Controlling light and heat retention with architectural windows

Large windows are a common feature of modern architectural design, especially in homes that are built to be eco-friendly. Large, uninterrupted glazed openings require extensive engineering to ensure they are capable of sustaining load, but this is a price many are willing to pay.


Allowing more natural light into a room is not only aesthetically pleasing, adding to the feel of a more natural, organic home, but can also help to reduce energy usage. UV light is warming, allowing the home to heat naturally rather than through burning fuel, while it also reduces the amount of artificial light needed to illuminate the property.

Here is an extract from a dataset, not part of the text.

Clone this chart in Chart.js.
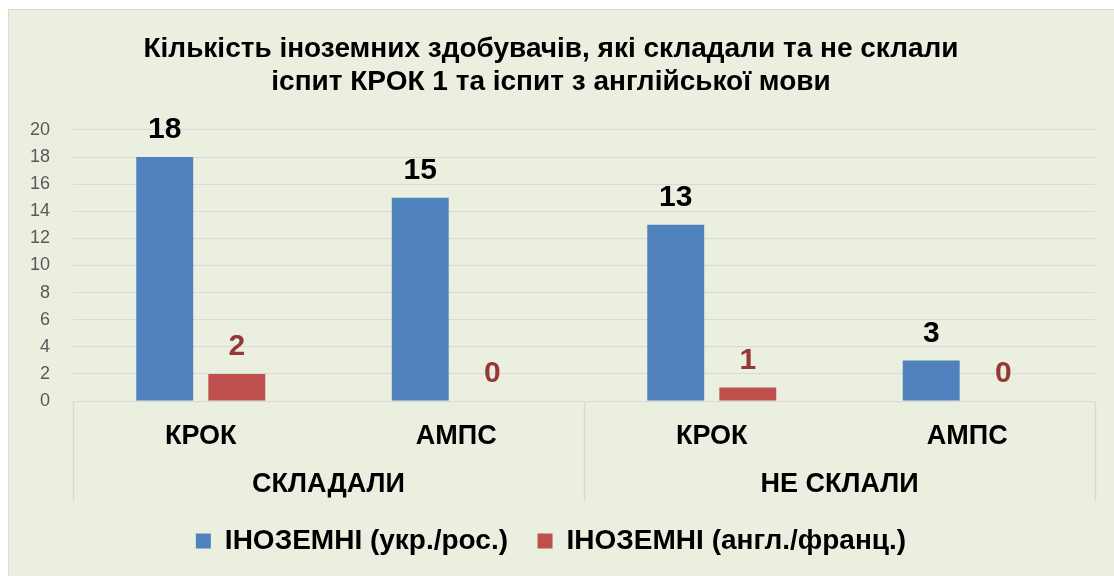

But while those living in southern California can really reap these benefits, those living in more changeable climates have a few more things to think about. Even the best glazed windows are no match for a well-insulated wall or roof when it comes to heat retention, so when the sun is not shining, keeping these properties warm can become more difficult.

With modern architectural design looking to flood rooms with natural light by placing glazed panes in high places or even in the roof itself, retention of warmth becomes even more of an issue (heat rises, remember). How to tackle these issues should be a major consideration for anyone planning on installing large glass panels in their property.

In order to retain the desired level of privacy and help with heat retention, these larger windows still need to be dressed in some way, but traditional curtains do not provide much insulation and are plainly unsuitable for the angular skylights that feature in much modern design.

Blinds are typically a much better option – or to be more specific, made-to-measure blinds. By using blinds which fit the window space exactly, you provide a vital layer of insulation for the pane with minimal heat loss.

For large windows, vertical blinds can create a strong look. Not only are these aesthetically pleasing and make the window look even bigger, they are the most versatile in terms of being able to adjust the amount of light coming into the room. Even those in extremely sunny climates can utilise blinds to control the temperature in their home, as some blinds are made using material which absorbs UV light, preventing the living space from turning into an oven.

Blinds can also be motorised, so that the adjustments you want to make can be done easily and at the touch of a button – perfect for the quintessential modern home.